Second, the type of well-financed and skilled scholarship that has riveted world attention on the Holocaust in Europe has generally bypassed the Sephardic experience.
Third, much of the Jewish media did not devote sufficient space and informed knowledge to the topic. Critics suggest that in recent years, the Jewish press has marginalized the atrocity as a political discussion. “When former [Israeli] Deputy Foreign Minister Danny Ayalon was doing his 2012 campaign for Jewish refugees from Arab lands,” asserts Lyn Julius of the British organization HARIF–Association of Jews from North Africa and the Middle East, “hardly a day went by when certain Jewish or Israeli newspapers did not politicize the matter, or suggest Israel was exploiting the issue for political gain.”
The day before the United Nations proclamation, one prominent Jewish newspaper published an article on the Farhud, writing, “Now, Jewish organizations and the Israeli government deploy it [memory of the Farhud] frequently to support their claims for refugee recognition on behalf of Middle Eastern Jews.” A Sephardic gentleman in the audience showed me the article in disbelief, saying, “ ‘Deploy it frequently to support their claims for refugee recognition on behalf of Middle Eastern Jews?’ They would never say such a thing about the European Kristallnacht!”
On June 1, 74 years late, International Farhud Day was finally created, to honor the victims of the June 1941 Baghdad massacre, recognize the participation of Palestinian Arab leaders like the Grand Mufti of Jerusalem and commemorate the forced expulsion of nearly a million Jews from Arab lands. “We recognize this date as a lamented day of history that should not be forgotten,” the U.N. proclamation stated.
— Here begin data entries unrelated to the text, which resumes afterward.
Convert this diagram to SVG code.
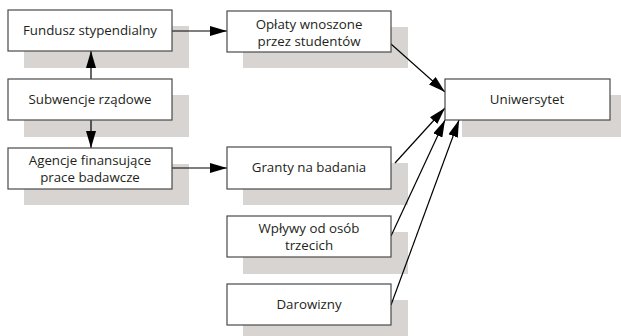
<svg xmlns="http://www.w3.org/2000/svg" width="621" height="336" viewBox="0 0 621 336">
  <defs>
    <marker id="arrow" viewBox="0 0 17 10" refX="17" refY="5" markerWidth="17" markerHeight="10" markerUnits="userSpaceOnUse" orient="auto">
      <path d="M0,0 L17,5 L0,10 Z" fill="#000"/>
    </marker>
    <style>
      .shadow { fill: #d7d4d1; }
      .box { fill: #fff; stroke: #4a4a4a; stroke-width: 1.2; }
      .label { font-family: "Open Sans", "Noto Sans", sans-serif; font-size: 13.3px; fill: #231f20; text-anchor: middle; }
      .link { stroke: #000; stroke-width: 1.2; fill: none; marker-end: url(#arrow); }
    </style>
  </defs>
  <rect width="621" height="336" fill="#fff"/>

  <!-- drop shadows -->
  <g id="shadows">
    <rect class="shadow" x="24" y="26" width="165" height="42"/>
    <rect class="shadow" x="24" y="95" width="165" height="42"/>
    <rect class="shadow" x="24" y="164" width="165" height="41"/>
    <rect class="shadow" x="243" y="27" width="165" height="41"/>
    <rect class="shadow" x="243" y="163" width="165" height="42"/>
    <rect class="shadow" x="243" y="232" width="165" height="42"/>
    <rect class="shadow" x="243" y="300" width="165" height="36"/>
    <rect class="shadow" x="462" y="95" width="159" height="42"/>
  </g>

  <!-- connectors -->
  <g id="connectors">
    <line class="link" x1="91" y1="79" x2="91" y2="51"/>
    <line class="link" x1="91" y1="120" x2="91" y2="148"/>
    <line class="link" x1="172" y1="31" x2="227" y2="31"/>
    <line class="link" x1="172" y1="168" x2="227" y2="168"/>
    <line class="link" x1="391" y1="44" x2="445" y2="92"/>
    <line class="link" x1="395" y1="163" x2="445" y2="108"/>
    <line class="link" x1="391" y1="236" x2="445" y2="120"/>
    <line class="link" x1="391" y1="305" x2="459" y2="120"/>
  </g>

  <g id="fundusz">
    <rect class="box" x="8" y="10" width="164" height="41"/>
    <text class="label" x="90" y="35">Fundusz stypendialny</text>
  </g>
  <g id="subwencje">
    <rect class="box" x="8" y="79" width="164" height="41"/>
    <text class="label" x="90" y="104">Subwencje rządowe</text>
  </g>
  <g id="agencje">
    <rect class="box" x="8" y="148" width="164" height="41"/>
    <text class="label" x="90" y="165">Agencje finansujące</text>
    <text class="label" x="90" y="182">prace badawcze</text>
  </g>
  <g id="oplaty">
    <rect class="box" x="227" y="11" width="164" height="41"/>
    <text class="label" x="309" y="29">Opłaty wnoszone</text>
    <text class="label" x="309" y="46">przez studentów</text>
  </g>
  <g id="granty">
    <rect class="box" x="227" y="147" width="164" height="42"/>
    <text class="label" x="309" y="172">Granty na badania</text>
  </g>
  <g id="wplywy">
    <rect class="box" x="227" y="216" width="164" height="41"/>
    <text class="label" x="309" y="233">Wpływy od osób</text>
    <text class="label" x="309" y="250">trzecich</text>
  </g>
  <g id="darowizny">
    <rect class="box" x="227" y="284" width="164" height="41"/>
    <text class="label" x="309" y="309">Darowizny</text>
  </g>
  <g id="uniwersytet">
    <rect class="box" x="445" y="79" width="165" height="41"/>
    <text class="label" x="527" y="104">Uniwersytet</text>
  </g>
</svg>
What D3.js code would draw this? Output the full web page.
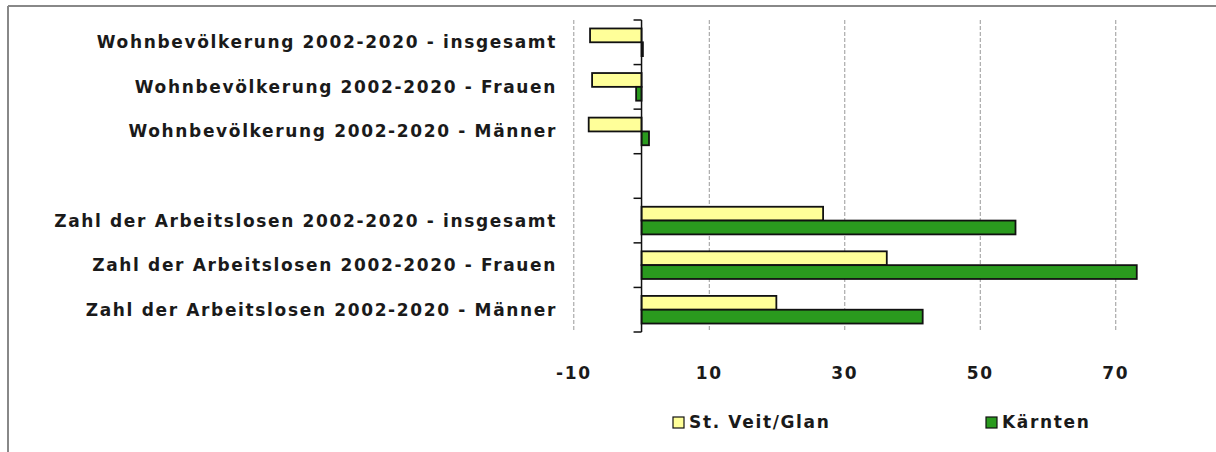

Seven parchment copies were signed by the key organizers: Rabbi Elie Abadie of Jews for Justice in Arab Lands, Alyza D. Lewin for both the American Association of Jewish Lawyers and Jurists and the International Association of Jewish Lawyers and Jurists, Maurice Shohet of the World Organization of Jews in Iraq, Avi Posnick for StandWithUs, and myself as historian. Numerous Jewish and non-Jewish organizations added their voices as co-sponsors.
Not on the list of signatories was Israel’s permanent mission to the United Nations, but its efforts bored through tunnels of U.N. bureaucracy and secured the space and broadcast slot for the ceremony. The Israeli Foreign Ministry devoted a page to International Farhud Day, and Google added it to their online calendar cites.
Going forward, memories of the day Baghdad burned in 1941 will no longer be invisible, muffled or parenthesized.
Edwin Black is the author of “IBM and the Holocaust” and “The Farhud — Roots of the Arab-Nazi Alliance in the Holocaust.” He began the initiative to proclaim International Farhud Day at the United Nations.